───── GIVEN DATA ─────

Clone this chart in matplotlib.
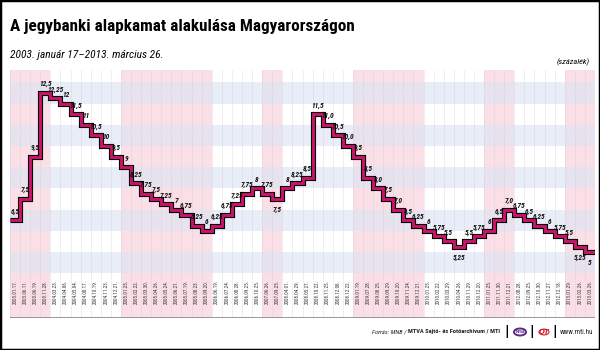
import numpy as np
import matplotlib
matplotlib.use('Agg')
import matplotlib.pyplot as plt
import matplotlib.patheffects as pe
from matplotlib.patches import Circle, Rectangle

NARROW = ['Liberation Sans Narrow', 'Roboto Condensed', 'Liberation Sans', 'DejaVu Sans']

# alapkamat-döntések dátumai és az új kamatszintek
dates = ['2003.01.17.', '2003.06.11.', '2003.06.19.', '2003.11.28.',
         '2004.03.23.', '2004.04.06.', '2004.05.04.', '2004.08.17.', '2004.10.19.', '2004.11.23.', '2004.12.21.',
         '2005.01.25.', '2005.02.22.', '2005.03.30.', '2005.04.26.', '2005.05.24.', '2005.06.21.', '2005.07.19.',
         '2005.08.23.', '2005.09.20.',
         '2006.06.19.', '2006.07.24.', '2006.08.28.', '2006.09.25.', '2006.10.25.',
         '2007.06.26.', '2007.09.25.',
         '2008.04.01.', '2008.04.29.', '2008.05.27.', '2008.10.22.', '2008.11.25.', '2008.12.08.', '2008.12.22.',
         '2009.01.19.', '2009.07.28.', '2009.08.25.', '2009.09.29.', '2009.10.20.', '2009.11.24.', '2009.12.21.',
         '2010.01.25.', '2010.02.22.', '2010.03.29.', '2010.04.26.', '2010.11.29.', '2010.12.20.',
         '2011.01.25.', '2011.11.30.', '2011.12.21.',
         '2012.08.28.', '2012.09.25.', '2012.10.30.', '2012.11.27.', '2012.12.18.',
         '2013.01.29.', '2013.02.26.', '2013.03.26.']

rates = [6.5, 7.5, 9.5, 12.5,
         12.25, 12, 11.5, 11, 10.5, 10, 9.5,
         9, 8.25, 7.75, 7.5, 7.25, 7, 6.75, 6.25, 6,
         6.25, 6.75, 7.25, 7.75, 8,
         7.75, 7.5,
         8, 8.25, 8.5, 11.5, 11.0, 10.5, 10.0,
         9.5, 8.5, 8.0, 7.5, 7.0, 6.5, 6.25,
         6, 5.75, 5.5, 5.25, 5.5, 5.75,
         6, 6.5, 7.0,
         6.75, 6.5, 6.25, 6, 5.75,
         5.5, 5.25, 5]

# ezeknél a feliratnál kiírjuk a ",0"-t
keep_zero = {31, 33, 36, 38, 49}
# ezek a feliratok a vonal alá kerülnek
below = {26, 44, 56, 57}


def fmt(i, v):
    s = f'{v:.2f}'.rstrip('0').rstrip('.')
    if i in keep_zero and '.' not in s:
        s += '.0'
    return s.replace('.', ',')


n = len(rates)
x = np.arange(n)

fig = plt.figure(figsize=(6, 3.5), dpi=100)
fig.patch.set_facecolor('white')
ax = fig.add_axes([10 / 600, 32 / 350, 585 / 600, 248 / 350])
ax.set_xlim(-0.5, n - 0.5)
ax.set_ylim(1.887, 13.585)
ax.axis('off')

# évenkénti függőleges sávok
years = [d[:4] for d in dates]
for k, yr in enumerate(sorted(set(years))):
    idx = [i for i, y in enumerate(years) if y == yr]
    if k % 2 == 0:
        ax.axvspan(idx[0] - 0.5, idx[-1] + 0.5, color='#fbdfe6', lw=0, zorder=0)

# vízszintes sávok
for lo in [4, 6, 8, 10, 12]:
    ax.axhspan(lo, lo + 1, color='#dce4f3', alpha=0.65, lw=0, zorder=0.5)

for b in np.arange(n + 1) - 0.5:
    ax.axvline(b, color='#c9c9d2', lw=0.4, ls=(0, (1.5, 1.5)), zorder=1)

ax.axhline(1.887, color='#8a8a8a', lw=1.2, zorder=2)

edges = np.arange(n + 1) - 0.5
xs = np.repeat(edges, 2)[1:-1]
ys = np.repeat(rates, 2)
ax.plot(xs, ys, color='#c8146a', lw=2.1, solid_joinstyle='miter', solid_capstyle='butt', zorder=3,
        path_effects=[pe.Stroke(linewidth=3.7, foreground='black'), pe.Normal()])

for i, v in enumerate(rates):
    dy = -5 if i in below else 4
    ax.annotate(fmt(i, v), (i, v), xytext=(0, dy), textcoords='offset points',
                ha='center', va='top' if i in below else 'bottom',
                fontsize=5.3, fontstyle='italic', fontweight='bold', family=NARROW,
                color='#111111', zorder=4)

for i, d in enumerate(dates):
    ax.text(i, 0.153, d, transform=ax.get_xaxis_transform(), rotation=90,
            ha='center', va='top', fontsize=3.6, color='#333333', family=NARROW, zorder=2)

fig.text(10 / 600, 1 - 31 / 350, 'A jegybanki alapkamat alakulása Magyarországon',
         fontsize=12.3, fontweight='bold', family=NARROW, color='black', va='baseline')
fig.text(10 / 600, 1 - 58 / 350, '2003. január 17–2013. március 26.',
         fontsize=8.2, fontstyle='italic', family=NARROW, color='black', va='baseline')
fig.text(590 / 600, 1 - 64 / 350, '(százalék)', fontsize=6, fontstyle='italic', family=NARROW,
         ha='right', va='baseline')

# forrás és logók
fy = 1 - 332 / 350
fig.text(408 / 600, fy, 'Forrás: MNB / ', fontsize=4.6, fontstyle='italic', family=NARROW,
         ha='right', va='center', color='#222222')
fig.text(408 / 600, fy, 'MTVA Sajtó- és Fotóarchívum / MTI', fontsize=4.6, fontweight='bold',
         family=NARROW, ha='left', va='center', color='#222222')
for bx in [507, 532, 555]:
    fig.text(bx / 600, fy, '|', fontsize=9, fontweight='bold', ha='center', va='center')
fig.patches.append(Circle((520 / 600, fy), 6 / 600, transform=fig.transFigure,
                          facecolor='white', edgecolor='#5b2a86', lw=1.4))
fig.text(520 / 600, fy, 'MTVA', fontsize=2.2, fontweight='bold', ha='center', va='center', color='#5b2a86')
fig.patches.append(Circle((544 / 600, fy), 5 / 600, transform=fig.transFigure,
                          facecolor='none', edgecolor='#d0202a', lw=0.8))
fig.text(544 / 600, fy, 'OT', fontsize=5, fontweight='bold', fontstyle='italic', ha='center',
         va='center', color='#d0202a')
fig.text(593 / 600, fy, 'www.mti.hu', fontsize=5, family=NARROW, ha='right', va='center',
         color='#222222')

fig.patches.append(Rectangle((0, 0), 1, 1, transform=fig.transFigure, fill=False,
                             edgecolor='black', lw=2.5))

fig.savefig('out.png', dpi=100)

─────

STATED EXERCISE:
Your task is to reproduce all of the material exactly. The pictures stay out.

THE RESPONSE:
Clone this chart in matplotlib.
import numpy as np
import matplotlib
matplotlib.use('Agg')
import matplotlib.pyplot as plt
import matplotlib.patheffects as pe
from matplotlib.patches import Circle, Rectangle

NARROW = ['Liberation Sans Narrow', 'Roboto Condensed', 'Liberation Sans', 'DejaVu Sans']

# alapkamat-döntések dátumai és az új kamatszintek
dates = ['2003.01.17.', '2003.06.11.', '2003.06.19.', '2003.11.28.',
         '2004.03.23.', '2004.04.06.', '2004.05.04.', '2004.08.17.', '2004.10.19.', '2004.11.23.', '2004.12.21.',
         '2005.01.25.', '2005.02.22.', '2005.03.30.', '2005.04.26.', '2005.05.24.', '2005.06.21.', '2005.07.19.',
         '2005.08.23.', '2005.09.20.',
         '2006.06.19.', '2006.07.24.', '2006.08.28.', '2006.09.25.', '2006.10.25.',
         '2007.06.26.', '2007.09.25.',
         '2008.04.01.', '2008.04.29.', '2008.05.27.', '2008.10.22.', '2008.11.25.', '2008.12.08.', '2008.12.22.',
         '2009.01.19.', '2009.07.28.', '2009.08.25.', '2009.09.29.', '2009.10.20.', '2009.11.24.', '2009.12.21.',
         '2010.01.25.', '2010.02.22.', '2010.03.29.', '2010.04.26.', '2010.11.29.', '2010.12.20.',
         '2011.01.25.', '2011.11.30.', '2011.12.21.',
         '2012.08.28.', '2012.09.25.', '2012.10.30.', '2012.11.27.', '2012.12.18.',
         '2013.01.29.', '2013.02.26.', '2013.03.26.']

rates = [6.5, 7.5, 9.5, 12.5,
         12.25, 12, 11.5, 11, 10.5, 10, 9.5,
         9, 8.25, 7.75, 7.5, 7.25, 7, 6.75, 6.25, 6,
         6.25, 6.75, 7.25, 7.75, 8,
         7.75, 7.5,
         8, 8.25, 8.5, 11.5, 11.0, 10.5, 10.0,
         9.5, 8.5, 8.0, 7.5, 7.0, 6.5, 6.25,
         6, 5.75, 5.5, 5.25, 5.5, 5.75,
         6, 6.5, 7.0,
         6.75, 6.5, 6.25, 6, 5.75,
         5.5, 5.25, 5]

# ezeknél a feliratnál kiírjuk a ",0"-t
keep_zero = {31, 33, 36, 38, 49}
# ezek a feliratok a vonal alá kerülnek
below = {26, 44, 56, 57}


def fmt(i, v):
    s = f'{v:.2f}'.rstrip('0').rstrip('.')
    if i in keep_zero and '.' not in s:
        s += '.0'
    return s.replace('.', ',')


n = len(rates)
x = np.arange(n)

fig = plt.figure(figsize=(6, 3.5), dpi=100)
fig.patch.set_facecolor('white')
ax = fig.add_axes([10 / 600, 32 / 350, 585 / 600, 248 / 350])
ax.set_xlim(-0.5, n - 0.5)
ax.set_ylim(1.887, 13.585)
ax.axis('off')

# évenkénti függőleges sávok
years = [d[:4] for d in dates]
for k, yr in enumerate(sorted(set(years))):
    idx = [i for i, y in enumerate(years) if y == yr]
    if k % 2 == 0:
        ax.axvspan(idx[0] - 0.5, idx[-1] + 0.5, color='#fbdfe6', lw=0, zorder=0)

# vízszintes sávok
for lo in [4, 6, 8, 10, 12]:
    ax.axhspan(lo, lo + 1, color='#dce4f3', alpha=0.65, lw=0, zorder=0.5)

for b in np.arange(n + 1) - 0.5:
    ax.axvline(b, color='#c9c9d2', lw=0.4, ls=(0, (1.5, 1.5)), zorder=1)

ax.axhline(1.887, color='#8a8a8a', lw=1.2, zorder=2)

edges = np.arange(n + 1) - 0.5
xs = np.repeat(edges, 2)[1:-1]
ys = np.repeat(rates, 2)
ax.plot(xs, ys, color='#c8146a', lw=2.1, solid_joinstyle='miter', solid_capstyle='butt', zorder=3,
        path_effects=[pe.Stroke(linewidth=3.7, foreground='black'), pe.Normal()])

for i, v in enumerate(rates):
    dy = -5 if i in below else 4
    ax.annotate(fmt(i, v), (i, v), xytext=(0, dy), textcoords='offset points',
                ha='center', va='top' if i in below else 'bottom',
                fontsize=5.3, fontstyle='italic', fontweight='bold', family=NARROW,
                color='#111111', zorder=4)

for i, d in enumerate(dates):
    ax.text(i, 0.153, d, transform=ax.get_xaxis_transform(), rotation=90,
            ha='center', va='top', fontsize=3.6, color='#333333', family=NARROW, zorder=2)

fig.text(10 / 600, 1 - 31 / 350, 'A jegybanki alapkamat alakulása Magyarországon',
         fontsize=12.3, fontweight='bold', family=NARROW, color='black', va='baseline')
fig.text(10 / 600, 1 - 58 / 350, '2003. január 17–2013. március 26.',
         fontsize=8.2, fontstyle='italic', family=NARROW, color='black', va='baseline')
fig.text(590 / 600, 1 - 64 / 350, '(százalék)', fontsize=6, fontstyle='italic', family=NARROW,
         ha='right', va='baseline')

# forrás és logók
fy = 1 - 332 / 350
fig.text(408 / 600, fy, 'Forrás: MNB / ', fontsize=4.6, fontstyle='italic', family=NARROW,
         ha='right', va='center', color='#222222')
fig.text(408 / 600, fy, 'MTVA Sajtó- és Fotóarchívum / MTI', fontsize=4.6, fontweight='bold',
         family=NARROW, ha='left', va='center', color='#222222')
for bx in [507, 532, 555]:
    fig.text(bx / 600, fy, '|', fontsize=9, fontweight='bold', ha='center', va='center')
fig.patches.append(Circle((520 / 600, fy), 6 / 600, transform=fig.transFigure,
                          facecolor='white', edgecolor='#5b2a86', lw=1.4))
fig.text(520 / 600, fy, 'MTVA', fontsize=2.2, fontweight='bold', ha='center', va='center', color='#5b2a86')
fig.patches.append(Circle((544 / 600, fy), 5 / 600, transform=fig.transFigure,
                          facecolor='none', edgecolor='#d0202a', lw=0.8))
fig.text(544 / 600, fy, 'OT', fontsize=5, fontweight='bold', fontstyle='italic', ha='center',
         va='center', color='#d0202a')
fig.text(593 / 600, fy, 'www.mti.hu', fontsize=5, family=NARROW, ha='right', va='center',
         color='#222222')

fig.patches.append(Rectangle((0, 0), 1, 1, transform=fig.transFigure, fill=False,
                             edgecolor='black', lw=2.5))

fig.savefig('out.png', dpi=100)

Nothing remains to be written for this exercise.